Hello!
I'm trying to create a model that sorts news article headlines by polarity and update it in textcat.teach. There are three classes: positive, neutral, and negative. They are exclusive and the samples belong to only one class.
When I updated the model, the score got worse.
What is the cause of this? Is this task unsuitable for textcat.teach, or is my procedure wrong?
Below are my steps.
Hi! The textcat.teach recipe will only suggest you examples to annotate, so if the annotations you collect here are consistent, whether they were created with textcat.teach or some other process doesn't matter – it's all about how you train from them.
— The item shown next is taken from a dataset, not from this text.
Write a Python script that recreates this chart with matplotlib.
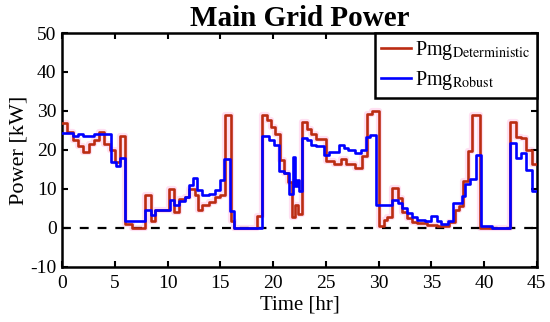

Instead of updating the model artifact multiple times, try training from the blank base model using all annotations you've collected. If you train multiple times with different datasets, it's much harder to reason about the results and you may have to deal with "forgetting effects" etc.
It also looks like you're not using a dedicated evaluation set and just hold back 10% of the data, which seems very little? This means that you can't really compare the accuracy between training runs – what ends up in those 10% will be super different each time because the data is different, and potentially not representative. That makes it very hard to know if your model is improving.
The textcat.teach recipe will only suggest you examples to annotate,
I was totally misunderstood about this! Thank you for teaching me.
Instead of updating the model artifact multiple times, try training from the blank base model using all annotations you've collected.
Following this advice, I tried changing step 4 this way. Train a blank base model using the annotation db in step 1 and the annotation db in step 3. The eval split has been increased from 10% to 20%.
The model trained with 1000 annotations made with textcat.manual was Best F-Score 64.987, but why is it so bad when combined with the annotations made with textcat.teach?
I wonder if there's a weird/unintended interaction here because of the different data types you've collected and the mix of complete and incomplete annotations: the textcat.manual annotations contain all labels and a definitive answer, whereas the textcat.teach annotations are binary yes/no answers and may not include the final answer (e.g. you may only know that label X doesn't apply to a given text). Prodigy should be able to handle both types, but maybe something is going wrong somewhere
Could you try running prodigy data-to-spacy with your two datasets, train with spacy train directly and check the results you get there?
Thanks for your advice! textcat.teach annotations do not have a definitive answer. Certainly it is. Unfortunately, I'm new to spaCy and it seemed difficult to try spacy train, so I tried two that seemed easier.
I removed the answer: reject sample.
I removed those samples that only exist in textcat.teach annotations. textcat.teach annotations has been reduced from 4000 to 1600.
I made the two data formats the same.
The formats of the label and the answer part of the two data are different as follows.
The active learning mostly happens during annotation and helps with the example selection – it should obviously als have an impact on training because the selected examples are better, but that's a bit more indirect. The "magic" happens when you annotate.
If you want to experiment with converting your annotations, I would recommend doing it the other way around and creating one annotation per example with multiple options.
Also keep in mind that unless you use a dedicated evaluation set, the results you're seeing aren't necessarily comparable. If you're evaluating binary decisions on a selection of sparse binary annotations, you may see a higher number at the end, but that doesn't mean that your model is "better".